§ **YOUR TASK**: In the lines below, output everything from the first line through the line containing "(0,0) rectangle (1568,583);" exactly as it is. Pictures are not part of the output.
** Begin **
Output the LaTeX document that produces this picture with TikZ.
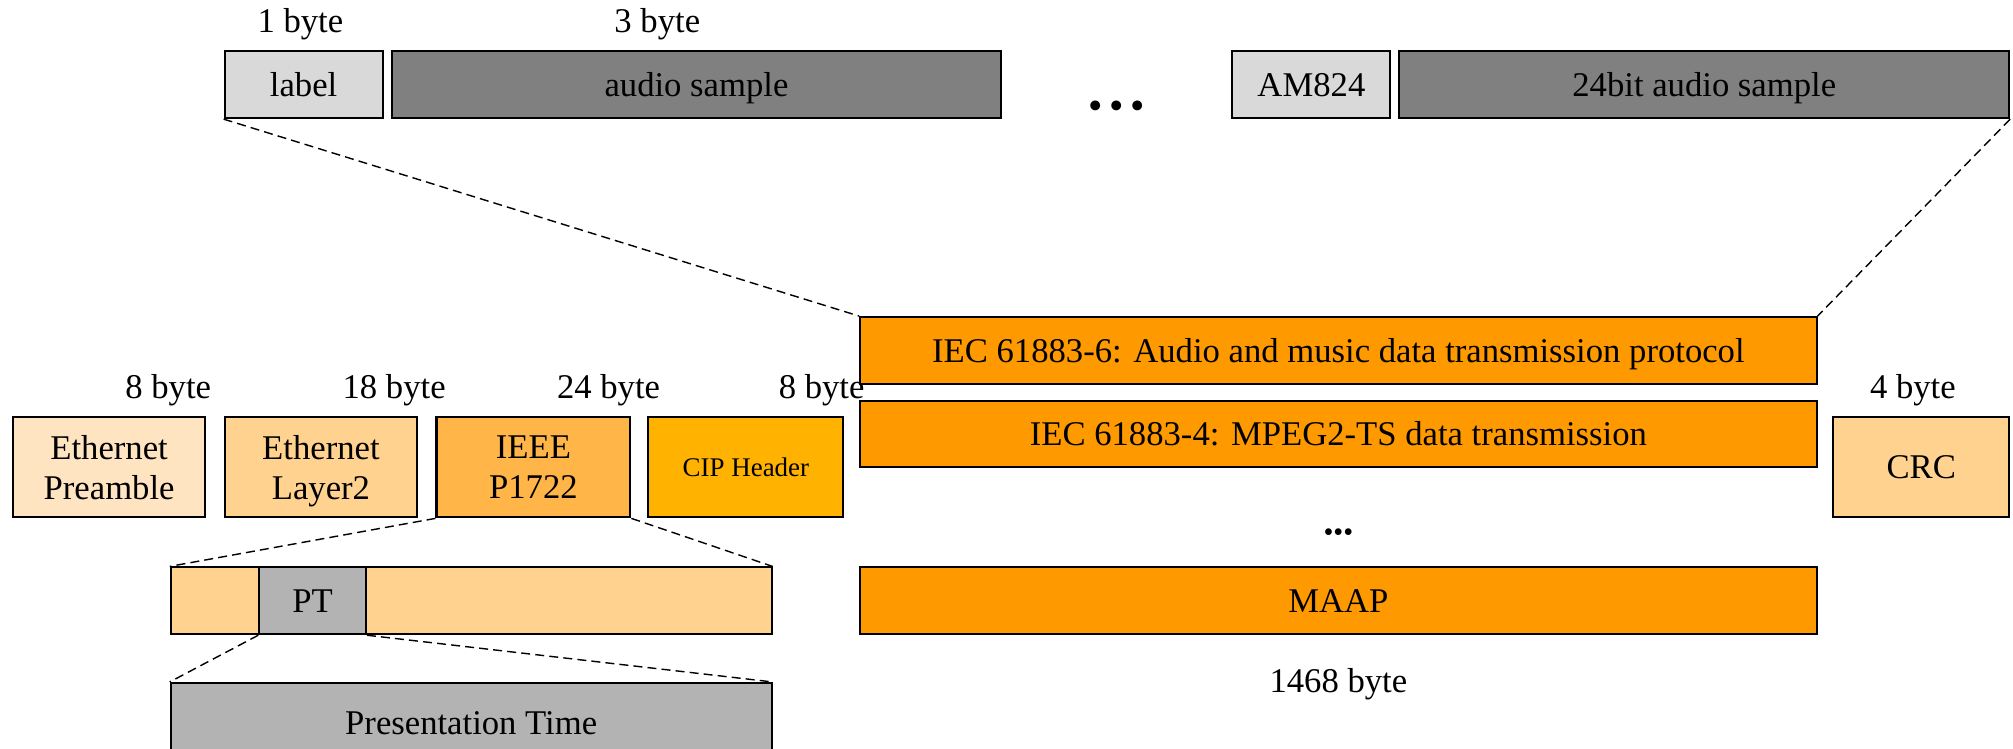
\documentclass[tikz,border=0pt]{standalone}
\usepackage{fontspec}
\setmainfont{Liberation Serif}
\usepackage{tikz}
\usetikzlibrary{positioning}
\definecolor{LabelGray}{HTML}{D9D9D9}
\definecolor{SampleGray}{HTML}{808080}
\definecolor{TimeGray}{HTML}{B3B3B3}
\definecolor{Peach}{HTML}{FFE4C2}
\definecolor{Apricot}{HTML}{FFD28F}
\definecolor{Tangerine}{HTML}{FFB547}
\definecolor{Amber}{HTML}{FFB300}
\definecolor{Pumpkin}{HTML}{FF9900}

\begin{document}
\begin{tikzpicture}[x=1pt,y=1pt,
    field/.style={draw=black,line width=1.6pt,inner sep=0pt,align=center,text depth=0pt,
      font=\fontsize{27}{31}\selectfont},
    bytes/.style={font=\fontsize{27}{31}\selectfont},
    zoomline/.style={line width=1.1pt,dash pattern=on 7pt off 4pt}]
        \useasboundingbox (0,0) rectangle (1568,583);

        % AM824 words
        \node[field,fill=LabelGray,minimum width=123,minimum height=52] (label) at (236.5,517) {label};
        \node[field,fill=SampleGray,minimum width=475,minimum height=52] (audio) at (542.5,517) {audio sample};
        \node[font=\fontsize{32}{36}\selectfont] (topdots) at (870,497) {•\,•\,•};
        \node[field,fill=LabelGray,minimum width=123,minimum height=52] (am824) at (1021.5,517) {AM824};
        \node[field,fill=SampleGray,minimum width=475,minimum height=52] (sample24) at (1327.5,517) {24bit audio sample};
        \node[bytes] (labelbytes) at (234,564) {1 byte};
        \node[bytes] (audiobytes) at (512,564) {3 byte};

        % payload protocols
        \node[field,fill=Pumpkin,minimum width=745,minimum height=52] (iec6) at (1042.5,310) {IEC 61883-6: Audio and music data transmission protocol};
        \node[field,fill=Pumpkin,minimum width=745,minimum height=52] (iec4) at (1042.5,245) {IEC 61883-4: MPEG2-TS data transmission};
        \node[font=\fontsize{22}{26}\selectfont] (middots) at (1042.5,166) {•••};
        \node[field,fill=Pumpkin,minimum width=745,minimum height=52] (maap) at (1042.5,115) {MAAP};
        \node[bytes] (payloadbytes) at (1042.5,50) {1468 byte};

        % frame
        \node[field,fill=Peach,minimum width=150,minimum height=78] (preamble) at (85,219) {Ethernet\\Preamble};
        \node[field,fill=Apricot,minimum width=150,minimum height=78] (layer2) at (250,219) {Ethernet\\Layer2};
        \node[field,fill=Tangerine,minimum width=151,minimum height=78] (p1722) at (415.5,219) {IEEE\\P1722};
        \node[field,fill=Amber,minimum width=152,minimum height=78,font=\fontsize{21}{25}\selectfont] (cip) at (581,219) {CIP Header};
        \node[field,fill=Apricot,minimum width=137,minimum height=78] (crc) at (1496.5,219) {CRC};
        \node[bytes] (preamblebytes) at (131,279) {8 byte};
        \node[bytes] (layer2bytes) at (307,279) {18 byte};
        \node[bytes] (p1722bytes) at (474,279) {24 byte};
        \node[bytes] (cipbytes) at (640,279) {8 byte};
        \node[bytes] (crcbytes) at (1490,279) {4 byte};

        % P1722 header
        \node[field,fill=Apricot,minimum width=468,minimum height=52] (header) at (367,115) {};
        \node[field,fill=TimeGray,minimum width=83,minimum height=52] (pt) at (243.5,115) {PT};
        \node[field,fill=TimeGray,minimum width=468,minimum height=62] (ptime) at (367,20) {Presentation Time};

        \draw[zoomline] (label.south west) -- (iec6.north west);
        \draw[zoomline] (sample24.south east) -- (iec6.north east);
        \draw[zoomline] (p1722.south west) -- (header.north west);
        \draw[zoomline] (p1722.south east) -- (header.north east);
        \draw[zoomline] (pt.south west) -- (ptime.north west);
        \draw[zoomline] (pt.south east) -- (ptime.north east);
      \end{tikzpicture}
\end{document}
** End **
§ **SOLVED EXERCISE**:
Output the LaTeX document that produces this picture with TikZ.
\documentclass[tikz,border=0pt]{standalone}
\usepackage{fontspec}
\setmainfont{Liberation Serif}
\usepackage{tikz}
\usetikzlibrary{positioning}
\definecolor{LabelGray}{HTML}{D9D9D9}
\definecolor{SampleGray}{HTML}{808080}
\definecolor{TimeGray}{HTML}{B3B3B3}
\definecolor{Peach}{HTML}{FFE4C2}
\definecolor{Apricot}{HTML}{FFD28F}
\definecolor{Tangerine}{HTML}{FFB547}
\definecolor{Amber}{HTML}{FFB300}
\definecolor{Pumpkin}{HTML}{FF9900}

\begin{document}
\begin{tikzpicture}[x=1pt,y=1pt,
    field/.style={draw=black,line width=1.6pt,inner sep=0pt,align=center,text depth=0pt,
      font=\fontsize{27}{31}\selectfont},
    bytes/.style={font=\fontsize{27}{31}\selectfont},
    zoomline/.style={line width=1.1pt,dash pattern=on 7pt off 4pt}]
        \useasboundingbox (0,0) rectangle (1568,583);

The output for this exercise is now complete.